O mito do igualitarismo de José Gaspar Rodríguez de Francia: um debate com a esquerda
02/01/2024Qualquer falsificação da realidade, passada ou presente, é perniciosa para a classe trabalhadora em sua luta para melhorar suas condições materiais e culturais de existência.
Por Ronald León Núñez
A classe dominante possui plena consciência disso. Daí sua determinação de impor ao restante da sociedade –por meio de uma poderosa superestrutura– os valores e a visão de mundo que melhor servem à perpetuação de seus privilégios. Marx e Engels disseram em 1845: “As ideias da classe dominante são, em todas as épocas, as ideias dominantes; ou seja, a classe que exerce o poder material dominante na sociedade é, ao mesmo tempo, seu poder espiritual dominante”[1].
Contudo, o estudo da história é baseado em fatos, não admite distorções e exige rigor científico. Não se pode combater mitos criando outros mitos.
Um mito que, infelizmente, foi adotado por aqueles que se autodenominam de “esquerda” e até mesmo marxistas, é o “igualitarismo social” que, supostamente, prevaleceu durante a ditadura do Dr. José Gaspar Rodríguez de Francia [1814-1840]. Quase 184 anos se passaram desde a morte do reverenciado e temido Karai Guasu[2], mas a mescla de realidade e ficção que envolve sua figura está mais viva do que nunca.
É notável que o apelido de “nivelador” e as análises que afirmam que no Paraguai “as classes sociais diluíram-se” entre 1813 e 1840 foram funcionais às duas correntes tradicionais de interpretação histórica –e que, a seu tempo, adquiriram status “oficial”: o liberalismo e o nacionalismo burguês, em todas as suas variantes–. A primeira apelou ao mito para desacreditar a figura do Dr. Francia; a segunda, para idolatrá-lo.

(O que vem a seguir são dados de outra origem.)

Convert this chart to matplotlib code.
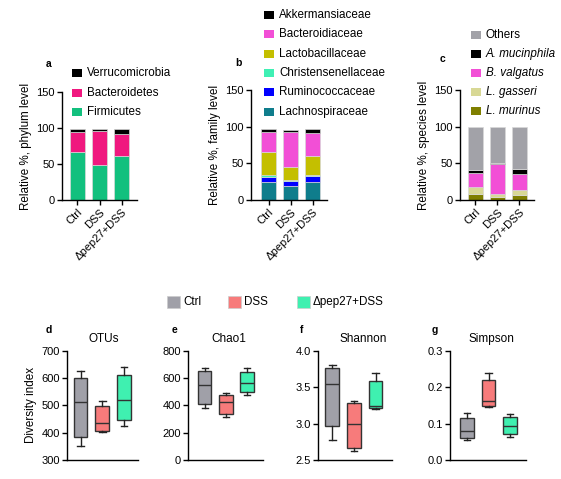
import numpy as np
import matplotlib
matplotlib.use('Agg')
import matplotlib.pyplot as plt
from matplotlib.patches import Rectangle

plt.rcParams['font.family'] = ['Liberation Sans', 'DejaVu Sans']
plt.rcParams['font.size'] = 8

W, H = 561, 479

# ---- data ----
groups = ['Ctrl', 'DSS', '\u0394pep27+DSS']

# phylum level (stacked segments, bottom to top)
phylum_names = ['Firmicutes', 'Bacteroidetes', 'Verrucomicrobia']
firmicutes = [67, 48, 61]
bacteroidetes = [28, 48, 31]
verrucomicrobia = [3, 2, 6.5]

# family level
family_names = ['Lachnospiraceae', 'Ruminococcaceae', 'Christensenellaceae',
                'Lactobacillaceae', 'Bacteroidiaceae', 'Akkermansiaceae']
lachno = [24, 19, 25]
rumino = [7, 7, 7.5]
christ = [2.5, 1, 2]
lacto = [32.5, 18, 25]
bacteroid = [26.7, 47.7, 31.2]
akker = [4, 2.7, 6.4]

# species level
species_names = ['L. murinus', 'L. gasseri', 'B. valgatus', 'A. mucinphila', 'Others']
l_murinus = [7.8, 4, 7]
l_gasseri = [9.6, 4.7, 6.3]
b_valgatus = [19.6, 39.9, 22.5]
a_mucin = [4.3, 2.4, 6.4]
others = [58.7, 49, 57.8]

# alpha diversity: whislo, q1, med, q3, whishi per group
otus = [[351, 385, 513, 601, 624], [401, 406, 437, 496, 516], [424, 445, 521, 610, 641]]
chao1 = [[380, 412, 551, 654, 676], [312, 339, 422, 478, 488], [473, 495, 561, 644, 673]]
shannon = [[2.78, 2.97, 3.54, 3.76, 3.81], [2.62, 2.67, 3.00, 3.28, 3.31], [3.20, 3.21, 3.24, 3.58, 3.69]]
simpson = [[0.055, 0.061, 0.080, 0.115, 0.129], [0.145, 0.149, 0.163, 0.220, 0.238], [0.062, 0.070, 0.093, 0.117, 0.127]]

# ---- colours ----
phylum_colors = ['#12c07e', '#f0187f', '#000000']
family_colors = ['#0f7d8c', '#0000ff', '#3ff0b4', '#c4bf00', '#f24fd6', '#000000']
species_colors = ['#7f7f00', '#d8d895', '#f24fd6', '#000000', '#a2a2a8']
box_colors = ['#a0a0a8', '#f77b7b', '#3ff0b0']

FS = 8.4


def px_axes(fig, left, right, top, bottom):
    return fig.add_axes([left / W, (H - bottom) / H, (right - left) / W, (bottom - top) / H])


def style(ax):
    for s in ['top', 'right']:
        ax.spines[s].set_visible(False)
    for s in ['left', 'bottom']:
        ax.spines[s].set_linewidth(1.0)
    ax.tick_params(length=3.5, width=1.0, labelsize=8, pad=1.5)


def fig_legend(fig, x, y0, dy, names, colors, italic=None, pw=10, ph=8):
    # entries drawn top to bottom, y in pixels
    for i, (n, c) in enumerate(zip(names, colors)):
        y = y0 + i * dy
        fig.patches.append(Rectangle((x / W, (H - y - ph / 2) / H), pw / W, ph / H,
                                     transform=fig.transFigure, facecolor=c,
                                     edgecolor='none'))
        st = 'italic' if (italic and italic[i]) else 'normal'
        fig.text((x + pw + 5) / W, (H - y) / H, n, va='center', ha='left',
                 fontsize=FS, style=st)


def stacked(ax, series, colors, xlim):
    x = np.arange(len(groups))
    bottom = np.zeros(len(groups))
    for vals, c in zip(series, colors):
        ax.bar(x, vals, 0.68, bottom=bottom, color=c, edgecolor='#d8d8d8', linewidth=0.5)
        bottom += np.array(vals)
    ax.set_xlim(*xlim)
    ax.set_ylim(0, 150)
    ax.set_yticks([0, 50, 100, 150])
    ax.set_xticks(x)
    ax.set_xticklabels(groups, rotation=45, ha='right', rotation_mode='anchor')
    style(ax)


fig = plt.figure(figsize=(W / 100, H / 100), dpi=100)

# a
ax = px_axes(fig, 62, 137, 92, 200)
stacked(ax, [firmicutes, bacteroidetes, verrucomicrobia], phylum_colors, (-0.7, 2.7))
ax.set_ylabel('Relative %, phylum level', fontsize=FS, labelpad=3)
fig.text(46 / W, (H - 64) / H, 'a', fontsize=7.5, fontweight='bold', va='center')
fig_legend(fig, 72, 73, 19.5, phylum_names[::-1], phylum_colors[::-1])

# b
ax = px_axes(fig, 251, 327, 90, 200)
stacked(ax, [lachno, rumino, christ, lacto, bacteroid, akker], family_colors, (-0.8, 2.66))
ax.set_ylabel('Relative %, family level', fontsize=FS, labelpad=3)
fig.text(235 / W, (H - 63) / H, 'b', fontsize=7.5, fontweight='bold', va='center')
fig_legend(fig, 264, 15, 19.3, family_names[::-1], family_colors[::-1])

# c
ax = px_axes(fig, 460, 534, 90, 200)
stacked(ax, [l_murinus, l_gasseri, b_valgatus, a_mucin, others], species_colors, (-0.7, 2.67))
ax.set_ylabel('Relative %, species level', fontsize=FS, labelpad=3)
fig.text(440 / W, (H - 59) / H, 'c', fontsize=7.5, fontweight='bold', va='center')
fig_legend(fig, 471, 35, 19, species_names[::-1], species_colors[::-1],
           italic=[False, True, True, True, True])

# d-g box plots
box_panels = [
    ('d', 'OTUs', otus, (67, 138), (-0.62, 2.64), (300, 700), [300, 400, 500, 600, 700], '%d', 103.5),
    ('e', 'Chao1', chao1, (188, 263), (-0.79, 2.76), (0, 800), [0, 200, 400, 600, 800], '%d', 229),
    ('f', 'Shannon', shannon, (318, 392), (-0.66, 2.76), (2.5, 4.0), [2.5, 3.0, 3.5, 4.0], '%.1f', 363),
    ('g', 'Simpson', simpson, (450, 526), (-0.79, 2.74), (0, 0.3), [0.0, 0.1, 0.2, 0.3], '%.1f', 491.5),
]
for letter, title, data, (l, r), xlim, ylim, yt, fmt, tx in box_panels:
    ax = px_axes(fig, l, r, 350.7, 460)
    stats = [dict(whislo=s[0], q1=s[1], med=s[2], q3=s[3], whishi=s[4], label=g)
             for s, g in zip(data, groups)]
    bp = ax.bxp(stats, positions=range(3), widths=0.64, capwidths=0.3,
                showfliers=False, patch_artist=True,
                boxprops=dict(edgecolor='#333333', linewidth=1.0),
                medianprops=dict(color='#333333', linewidth=1.0),
                whiskerprops=dict(color='#222222', linewidth=1.0),
                capprops=dict(color='#222222', linewidth=1.0))
    for patch, c in zip(bp['boxes'], box_colors):
        patch.set_facecolor(c)
    ax.set_xlim(*xlim)
    ax.set_ylim(*ylim)
    ax.set_yticks(yt)
    ax.set_yticklabels([fmt % v for v in yt])
    ax.set_xticks([])
    style(ax)
    fig.text(tx / W, (H - 339) / H, title, fontsize=8.5, ha='center', va='center')
    if letter == 'd':
        ax.set_ylabel('Diversity index', fontsize=FS, labelpad=3)
    lx = {'d': 46, 'e': 172, 'f': 300, 'g': 432}[letter]
    fig.text(lx / W, (H - 330) / H, letter, fontsize=7.5, fontweight='bold', va='center')

# box legend
for (x, name, c) in zip([167, 228, 297], groups, box_colors):
    fig.patches.append(Rectangle((x / W, (H - 302 - 6) / H), 13 / W, 12 / H,
                                 transform=fig.transFigure, facecolor=c,
                                 edgecolor='#cccccc', linewidth=0.5))
    fig.text((x + 16) / W, (H - 302) / H, name, va='center', ha='left', fontsize=FS)

fig.savefig('out.png', dpi=100)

Entretanto, o que começou como exagero, em alguns casos degenerou em delírio. Sobretudo quando alguns autores afirmam que El Supremo não era apenas um “jacobino”, ou seja, um revolucionário radical e ilustrado, mas um líder que defendia um projeto “protosocialista”. Em outras palavras, Francia estaria pelo menos 35 anos à frente do próprio Manifesto Comunista.
Quanto mais cedo essas premissas forem descartadas pela esquerda, mais cedo estaremos em condições de compreender plenamente esse capítulo da história paraguaia e regional a partir de uma perspectiva materialista e dialética.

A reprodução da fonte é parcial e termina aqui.